Stella is an Olde English Bulldogge. A bulldog. Lazy old me with a bulldog.

I had prayed for a dog – a small brown and white dog with a long, narrow muzzle and a quizzical look on its face. It had been almost 5 years since my little Corgi, Susie, had died. I felt I was finally ready.

“Dear Lord, please send me a dog I can help, a dog I can be good to, the little brown and white dog that I am seeing in my mind. Oh, and no shedding, chewing, bad smells, or pooping and peeing in the wrong places.”

(In other words, I wanted a windup toy dog that I could turn on and off with the push of a button. Lazy old me.)

Three months later, Stella came. She did not wander up. My son brought her. She was pregnant and within a couple of weeks of delivering her litter. I didn’t expect anything good when Stella showed up. I expected more work, more mess, more dirt.

But then I hadn’t expected much of anything good for a long time. It’s hard to talk about failures. They come in so many varied shapes and sizes. Sometimes they come in strings and, after a while, if you don’t break free from quicksand thinking, you get stuck. You start tolerating life, not living it. (And here’s a secret – occasionally failure is success in disguise.)

I started tolerating Stella and shifted to feeling sorry for her. I looked at her hang dog face night after night as she awaited the birth of her puppies. Poor Stella would lumber up to me, begging for a smidgen of attention.

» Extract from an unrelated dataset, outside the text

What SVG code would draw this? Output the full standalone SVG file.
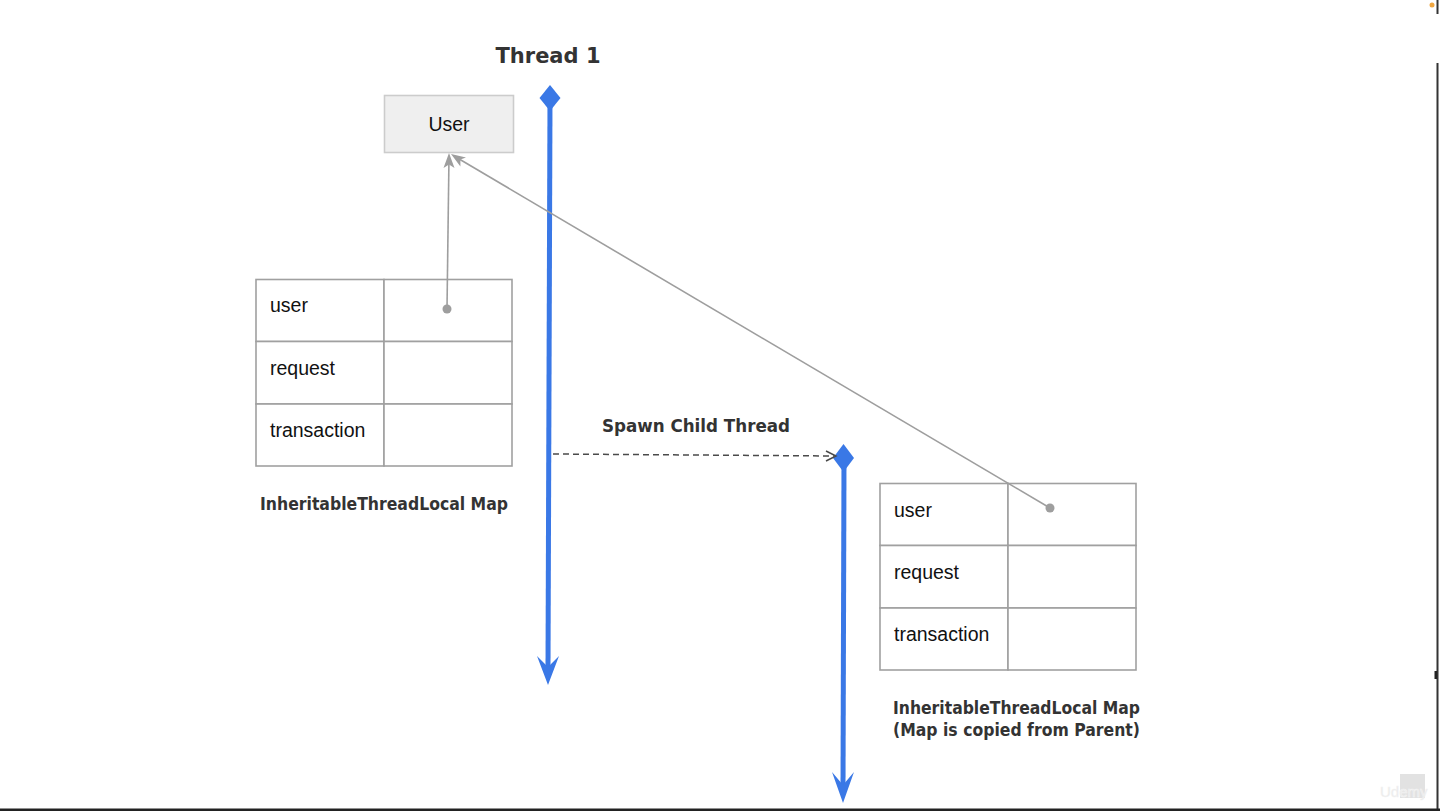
<svg xmlns="http://www.w3.org/2000/svg" width="1440" height="811" viewBox="0 0 1440 811">
  <style>
    .hand { font-family: "Comic Sans MS", "DejaVu Sans", sans-serif; font-weight: bold; fill: #333333; }
    .lbl { font-family: "Liberation Sans", Arial, sans-serif; font-size: 19.5px; fill: #111111; }
    .cell { fill: #ffffff; stroke: #a0a0a0; stroke-width: 1.6; }
    .ref { stroke: #9e9e9e; stroke-width: 1.6; fill: none; }
    .refhead { fill: #9e9e9e; }
    .thread { stroke: #3a78e6; stroke-width: 5; fill: none; }
    .threadfill { fill: #3a78e6; }
  </style>
  <rect x="0" y="0" width="1440" height="811" fill="#ffffff"/>

  <g id="title">
    <text class="hand" x="548" y="63" font-size="22" text-anchor="middle" textLength="105" lengthAdjust="spacingAndGlyphs">Thread 1</text>
  </g>

  <g id="user">
    <rect x="384.5" y="95.5" width="129" height="57" fill="#efefef" stroke="#cccccc" stroke-width="1.6"/>
    <text class="lbl" x="449" y="131" text-anchor="middle">User</text>
  </g>

  <g id="parent-map">
    <rect class="cell" x="256" y="279.5" width="128" height="62"/>
    <rect class="cell" x="384" y="279.5" width="128" height="62"/>
    <rect class="cell" x="256" y="341.5" width="128" height="62.5"/>
    <rect class="cell" x="384" y="341.5" width="128" height="62.5"/>
    <rect class="cell" x="256" y="404" width="128" height="62"/>
    <rect class="cell" x="384" y="404" width="128" height="62"/>
    <text class="lbl" x="270" y="312">user</text>
    <text class="lbl" x="270" y="375">request</text>
    <text class="lbl" x="270" y="437">transaction</text>
    <text class="hand" x="260" y="510" font-size="17" textLength="248" lengthAdjust="spacingAndGlyphs">InheritableThreadLocal Map</text>
  </g>

  <g id="child-map">
    <rect class="cell" x="880" y="483.5" width="128" height="62"/>
    <rect class="cell" x="1008" y="483.5" width="128" height="62"/>
    <rect class="cell" x="880" y="545.5" width="128" height="62.5"/>
    <rect class="cell" x="1008" y="545.5" width="128" height="62.5"/>
    <rect class="cell" x="880" y="608" width="128" height="62"/>
    <rect class="cell" x="1008" y="608" width="128" height="62"/>
    <text class="lbl" x="894" y="517">user</text>
    <text class="lbl" x="894" y="579">request</text>
    <text class="lbl" x="894" y="641">transaction</text>
    <text class="hand" x="893" y="714" font-size="17" textLength="247" lengthAdjust="spacingAndGlyphs">InheritableThreadLocal Map</text>
    <text class="hand" x="893" y="736" font-size="17" textLength="247" lengthAdjust="spacingAndGlyphs">(Map is copied from Parent)</text>
  </g>

  <g id="thread-1">
    <line class="thread" x1="550" y1="100" x2="548" y2="670"/>
    <path class="threadfill" d="M550,85 L560.5,98 L550,111 L539.5,98 Z"/>
    <path class="threadfill" d="M548,685 L559,656 L548,667 L537,656 Z"/>
  </g>

  <g id="child-thread">
    <line class="thread" x1="844" y1="460" x2="843" y2="788"/>
    <path class="threadfill" d="M843.5,444 L854,458 L843.5,472 L833,458 Z"/>
    <path class="threadfill" d="M843,803 L854,772 L843,785 L832,772 Z"/>
  </g>

  <g id="connectors">
    <g id="spawn">
      <line x1="553" y1="454" x2="834" y2="456" stroke="#4a4a4a" stroke-width="1.5" stroke-dasharray="6 4"/>
      <path d="M826,451 L836,456 L826,461" fill="none" stroke="#4a4a4a" stroke-width="1.5"/>
      <text class="hand" x="602" y="432" font-size="18" textLength="188" lengthAdjust="spacingAndGlyphs">Spawn Child Thread</text>
    </g>
    <g id="parent-user-ref">
      <line class="ref" x1="447" y1="309" x2="448.9" y2="164"/>
      <path class="refhead" d="M449,153 L454.5,168 L449,164.5 L443.5,168 Z"/>
      <circle class="refhead" cx="447" cy="309" r="4.5"/>
    </g>
    <g id="child-user-ref">
      <line class="ref" x1="1050" y1="508" x2="460" y2="159.5"/>
      <path class="refhead" d="M451,154 L466,157.6 L460.4,159.6 L460.4,166.4 Z"/>
      <circle class="refhead" cx="1050" cy="508" r="4.5"/>
    </g>
  </g>

  <g id="frame">
    <line x1="1437.5" y1="0" x2="1437.5" y2="14" stroke="#333333" stroke-width="2"/>
    <line x1="1437.5" y1="63" x2="1437.5" y2="811" stroke="#333333" stroke-width="2"/>
    <rect x="0" y="808.5" width="1440" height="2.5" fill="#222222"/>
    <circle cx="1432" cy="5" r="2.5" fill="#f0a640"/>
    <rect x="1434.5" y="671" width="2.5" height="8" fill="#222222"/>
    <rect x="1400" y="774" width="25" height="24" fill="#e2e2e2"/>
    <text x="1380" y="797" font-family="Liberation Sans, Arial, sans-serif" font-size="15" fill="#e9e9e9" stroke="#f4f4f4" stroke-width="0.5">Udemy</text>
  </g>
</svg>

One day I realized that Stella and I looked a lot alike. Hang down heads. Hang dog faces. God can use anything to get your attention, even a bulldog.

“God knows what He’s doing, Stella.”

She looked at me doubtfully with her sideways bulldog stare. “God knows what He’s doing. Do you?” She didn’t have to say it. It was written all over my face.

So where will all this lead? I don’t yet know. The Lord answered my prayer with a bulldog. She was not the dog I prayed for. She was the dog I needed.

And she did fit one item on my mental prayer list. She was brown and white.